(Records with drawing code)
* * * *

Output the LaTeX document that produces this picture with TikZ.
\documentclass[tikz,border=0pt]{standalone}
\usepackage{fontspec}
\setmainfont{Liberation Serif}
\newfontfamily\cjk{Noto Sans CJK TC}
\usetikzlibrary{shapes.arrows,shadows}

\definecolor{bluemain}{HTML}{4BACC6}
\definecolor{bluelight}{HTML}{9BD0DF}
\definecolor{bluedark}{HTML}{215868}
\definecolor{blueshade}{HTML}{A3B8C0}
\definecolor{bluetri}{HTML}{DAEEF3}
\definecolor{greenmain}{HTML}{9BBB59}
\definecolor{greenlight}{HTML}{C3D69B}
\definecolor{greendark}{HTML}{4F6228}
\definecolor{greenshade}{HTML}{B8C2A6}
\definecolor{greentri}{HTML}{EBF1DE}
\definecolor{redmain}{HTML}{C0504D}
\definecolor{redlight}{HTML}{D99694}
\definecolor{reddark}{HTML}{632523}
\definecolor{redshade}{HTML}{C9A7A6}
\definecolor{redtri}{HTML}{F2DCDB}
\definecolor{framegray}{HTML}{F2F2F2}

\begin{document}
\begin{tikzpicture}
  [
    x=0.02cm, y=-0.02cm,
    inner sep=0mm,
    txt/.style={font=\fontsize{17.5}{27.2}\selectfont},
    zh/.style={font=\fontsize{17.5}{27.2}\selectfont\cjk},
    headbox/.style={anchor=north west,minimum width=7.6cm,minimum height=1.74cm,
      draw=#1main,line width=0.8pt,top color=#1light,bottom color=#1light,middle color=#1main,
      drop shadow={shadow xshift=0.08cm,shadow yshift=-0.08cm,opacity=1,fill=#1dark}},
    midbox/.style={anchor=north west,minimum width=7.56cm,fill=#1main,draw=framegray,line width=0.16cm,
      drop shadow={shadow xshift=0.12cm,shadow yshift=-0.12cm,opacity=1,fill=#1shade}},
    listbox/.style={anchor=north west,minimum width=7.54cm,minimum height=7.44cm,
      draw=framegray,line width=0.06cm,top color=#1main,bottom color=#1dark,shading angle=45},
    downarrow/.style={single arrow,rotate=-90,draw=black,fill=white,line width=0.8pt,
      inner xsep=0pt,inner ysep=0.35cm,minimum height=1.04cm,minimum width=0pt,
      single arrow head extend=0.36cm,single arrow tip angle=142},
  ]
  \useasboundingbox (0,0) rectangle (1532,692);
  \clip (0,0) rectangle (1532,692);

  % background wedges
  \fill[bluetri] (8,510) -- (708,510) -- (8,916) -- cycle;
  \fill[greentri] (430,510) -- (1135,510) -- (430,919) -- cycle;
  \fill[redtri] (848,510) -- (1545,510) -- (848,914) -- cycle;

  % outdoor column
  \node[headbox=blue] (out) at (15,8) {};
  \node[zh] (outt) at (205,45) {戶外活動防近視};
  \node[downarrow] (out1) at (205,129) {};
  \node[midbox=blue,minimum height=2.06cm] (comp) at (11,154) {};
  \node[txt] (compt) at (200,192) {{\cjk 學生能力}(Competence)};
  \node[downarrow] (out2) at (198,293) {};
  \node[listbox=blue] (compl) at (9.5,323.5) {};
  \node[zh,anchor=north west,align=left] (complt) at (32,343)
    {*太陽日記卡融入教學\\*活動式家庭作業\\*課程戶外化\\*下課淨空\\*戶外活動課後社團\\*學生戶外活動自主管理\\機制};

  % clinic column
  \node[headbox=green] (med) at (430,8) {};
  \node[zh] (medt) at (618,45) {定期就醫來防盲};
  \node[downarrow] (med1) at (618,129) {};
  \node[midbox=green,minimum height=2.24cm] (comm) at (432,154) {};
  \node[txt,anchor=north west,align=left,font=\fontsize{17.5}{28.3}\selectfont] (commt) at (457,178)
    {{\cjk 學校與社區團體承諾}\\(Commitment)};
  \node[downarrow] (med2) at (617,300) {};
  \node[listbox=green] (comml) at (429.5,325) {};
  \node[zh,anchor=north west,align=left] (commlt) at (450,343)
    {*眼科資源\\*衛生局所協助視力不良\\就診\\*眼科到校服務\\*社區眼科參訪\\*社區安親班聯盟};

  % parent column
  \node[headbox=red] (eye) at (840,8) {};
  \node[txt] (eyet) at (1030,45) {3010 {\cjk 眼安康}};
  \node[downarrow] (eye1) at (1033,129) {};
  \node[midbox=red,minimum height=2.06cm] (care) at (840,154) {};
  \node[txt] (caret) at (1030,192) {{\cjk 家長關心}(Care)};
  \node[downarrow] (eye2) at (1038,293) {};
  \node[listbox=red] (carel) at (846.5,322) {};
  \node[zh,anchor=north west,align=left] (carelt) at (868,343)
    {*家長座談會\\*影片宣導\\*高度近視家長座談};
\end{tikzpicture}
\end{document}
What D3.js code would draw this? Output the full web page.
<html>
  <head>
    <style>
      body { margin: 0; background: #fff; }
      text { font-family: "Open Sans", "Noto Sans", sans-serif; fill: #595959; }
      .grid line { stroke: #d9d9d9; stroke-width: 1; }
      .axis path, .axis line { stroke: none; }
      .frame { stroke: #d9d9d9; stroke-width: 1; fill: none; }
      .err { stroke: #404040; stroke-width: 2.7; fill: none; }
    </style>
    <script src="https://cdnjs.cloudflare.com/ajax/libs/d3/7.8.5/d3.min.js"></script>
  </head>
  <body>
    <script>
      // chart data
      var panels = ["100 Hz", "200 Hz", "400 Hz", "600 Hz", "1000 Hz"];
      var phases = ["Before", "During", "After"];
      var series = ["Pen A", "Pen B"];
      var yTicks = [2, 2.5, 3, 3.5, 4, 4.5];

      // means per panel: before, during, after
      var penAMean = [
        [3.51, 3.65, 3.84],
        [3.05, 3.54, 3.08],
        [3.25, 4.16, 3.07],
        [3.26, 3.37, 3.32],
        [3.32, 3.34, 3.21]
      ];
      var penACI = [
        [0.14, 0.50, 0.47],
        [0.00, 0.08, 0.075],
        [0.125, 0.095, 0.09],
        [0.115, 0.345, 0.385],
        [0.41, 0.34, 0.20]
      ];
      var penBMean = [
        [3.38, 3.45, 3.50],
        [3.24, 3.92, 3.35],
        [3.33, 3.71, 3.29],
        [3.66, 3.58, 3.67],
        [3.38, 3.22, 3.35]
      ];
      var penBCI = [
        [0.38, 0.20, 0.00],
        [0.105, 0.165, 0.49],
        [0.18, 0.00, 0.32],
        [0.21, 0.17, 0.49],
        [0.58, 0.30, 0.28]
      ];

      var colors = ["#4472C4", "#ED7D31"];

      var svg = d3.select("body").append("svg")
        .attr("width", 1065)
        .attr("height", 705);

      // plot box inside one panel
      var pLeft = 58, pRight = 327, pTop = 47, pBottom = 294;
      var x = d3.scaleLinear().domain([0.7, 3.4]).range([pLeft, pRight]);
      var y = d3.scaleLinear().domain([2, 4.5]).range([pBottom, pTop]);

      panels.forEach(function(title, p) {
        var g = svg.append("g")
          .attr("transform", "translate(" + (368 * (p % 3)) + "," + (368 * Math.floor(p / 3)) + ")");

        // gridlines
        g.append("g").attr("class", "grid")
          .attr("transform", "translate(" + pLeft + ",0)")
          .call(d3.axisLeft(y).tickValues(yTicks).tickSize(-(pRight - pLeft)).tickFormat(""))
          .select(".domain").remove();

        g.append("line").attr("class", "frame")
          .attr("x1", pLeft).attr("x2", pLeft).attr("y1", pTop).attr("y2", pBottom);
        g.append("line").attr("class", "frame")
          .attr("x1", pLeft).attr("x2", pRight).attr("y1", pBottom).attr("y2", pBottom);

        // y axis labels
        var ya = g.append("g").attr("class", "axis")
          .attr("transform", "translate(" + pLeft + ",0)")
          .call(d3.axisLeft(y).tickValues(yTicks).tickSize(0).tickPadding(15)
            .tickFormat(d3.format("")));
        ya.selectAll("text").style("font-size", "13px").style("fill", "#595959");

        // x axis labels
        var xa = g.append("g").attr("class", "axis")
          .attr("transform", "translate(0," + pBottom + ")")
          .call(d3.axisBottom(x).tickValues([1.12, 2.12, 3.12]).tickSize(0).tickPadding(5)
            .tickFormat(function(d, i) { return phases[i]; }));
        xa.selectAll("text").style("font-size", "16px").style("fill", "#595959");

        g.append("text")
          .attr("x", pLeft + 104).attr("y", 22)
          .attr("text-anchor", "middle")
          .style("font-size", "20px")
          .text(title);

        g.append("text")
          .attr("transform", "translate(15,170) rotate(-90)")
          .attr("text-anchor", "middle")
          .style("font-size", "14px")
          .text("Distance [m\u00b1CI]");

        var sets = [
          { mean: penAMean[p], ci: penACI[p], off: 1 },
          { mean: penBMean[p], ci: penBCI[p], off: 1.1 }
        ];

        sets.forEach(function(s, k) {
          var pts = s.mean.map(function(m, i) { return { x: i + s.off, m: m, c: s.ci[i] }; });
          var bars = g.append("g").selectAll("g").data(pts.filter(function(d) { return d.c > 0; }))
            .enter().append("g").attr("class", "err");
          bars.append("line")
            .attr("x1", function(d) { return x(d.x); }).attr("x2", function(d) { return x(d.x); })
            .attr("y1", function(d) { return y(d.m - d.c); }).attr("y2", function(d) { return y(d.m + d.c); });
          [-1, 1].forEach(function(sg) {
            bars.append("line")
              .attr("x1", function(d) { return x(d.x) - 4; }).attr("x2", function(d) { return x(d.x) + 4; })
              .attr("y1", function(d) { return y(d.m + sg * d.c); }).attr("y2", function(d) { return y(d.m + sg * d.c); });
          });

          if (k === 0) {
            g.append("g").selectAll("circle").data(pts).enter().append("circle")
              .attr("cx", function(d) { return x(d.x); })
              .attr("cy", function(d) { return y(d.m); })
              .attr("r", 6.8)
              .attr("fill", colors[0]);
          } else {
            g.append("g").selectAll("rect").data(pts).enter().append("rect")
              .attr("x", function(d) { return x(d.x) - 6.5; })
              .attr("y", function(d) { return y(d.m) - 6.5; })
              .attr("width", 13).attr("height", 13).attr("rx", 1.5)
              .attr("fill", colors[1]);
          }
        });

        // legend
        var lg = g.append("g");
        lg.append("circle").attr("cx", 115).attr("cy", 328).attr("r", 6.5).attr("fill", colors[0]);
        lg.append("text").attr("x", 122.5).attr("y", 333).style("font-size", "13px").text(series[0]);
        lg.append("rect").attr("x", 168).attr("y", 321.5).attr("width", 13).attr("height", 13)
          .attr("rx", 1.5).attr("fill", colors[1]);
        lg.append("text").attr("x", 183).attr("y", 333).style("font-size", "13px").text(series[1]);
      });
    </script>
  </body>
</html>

* * * *

Return nothing but the lines from the start of the listing above through the line containing "(848,914) -- cycle;", exactly as given.

Output the LaTeX document that produces this picture with TikZ.
\documentclass[tikz,border=0pt]{standalone}
\usepackage{fontspec}
\setmainfont{Liberation Serif}
\newfontfamily\cjk{Noto Sans CJK TC}
\usetikzlibrary{shapes.arrows,shadows}

\definecolor{bluemain}{HTML}{4BACC6}
\definecolor{bluelight}{HTML}{9BD0DF}
\definecolor{bluedark}{HTML}{215868}
\definecolor{blueshade}{HTML}{A3B8C0}
\definecolor{bluetri}{HTML}{DAEEF3}
\definecolor{greenmain}{HTML}{9BBB59}
\definecolor{greenlight}{HTML}{C3D69B}
\definecolor{greendark}{HTML}{4F6228}
\definecolor{greenshade}{HTML}{B8C2A6}
\definecolor{greentri}{HTML}{EBF1DE}
\definecolor{redmain}{HTML}{C0504D}
\definecolor{redlight}{HTML}{D99694}
\definecolor{reddark}{HTML}{632523}
\definecolor{redshade}{HTML}{C9A7A6}
\definecolor{redtri}{HTML}{F2DCDB}
\definecolor{framegray}{HTML}{F2F2F2}

\begin{document}
\begin{tikzpicture}
  [
    x=0.02cm, y=-0.02cm,
    inner sep=0mm,
    txt/.style={font=\fontsize{17.5}{27.2}\selectfont},
    zh/.style={font=\fontsize{17.5}{27.2}\selectfont\cjk},
    headbox/.style={anchor=north west,minimum width=7.6cm,minimum height=1.74cm,
      draw=#1main,line width=0.8pt,top color=#1light,bottom color=#1light,middle color=#1main,
      drop shadow={shadow xshift=0.08cm,shadow yshift=-0.08cm,opacity=1,fill=#1dark}},
    midbox/.style={anchor=north west,minimum width=7.56cm,fill=#1main,draw=framegray,line width=0.16cm,
      drop shadow={shadow xshift=0.12cm,shadow yshift=-0.12cm,opacity=1,fill=#1shade}},
    listbox/.style={anchor=north west,minimum width=7.54cm,minimum height=7.44cm,
      draw=framegray,line width=0.06cm,top color=#1main,bottom color=#1dark,shading angle=45},
    downarrow/.style={single arrow,rotate=-90,draw=black,fill=white,line width=0.8pt,
      inner xsep=0pt,inner ysep=0.35cm,minimum height=1.04cm,minimum width=0pt,
      single arrow head extend=0.36cm,single arrow tip angle=142},
  ]
  \useasboundingbox (0,0) rectangle (1532,692);
  \clip (0,0) rectangle (1532,692);

  % background wedges
  \fill[bluetri] (8,510) -- (708,510) -- (8,916) -- cycle;
  \fill[greentri] (430,510) -- (1135,510) -- (430,919) -- cycle;
  \fill[redtri] (848,510) -- (1545,510) -- (848,914) -- cycle;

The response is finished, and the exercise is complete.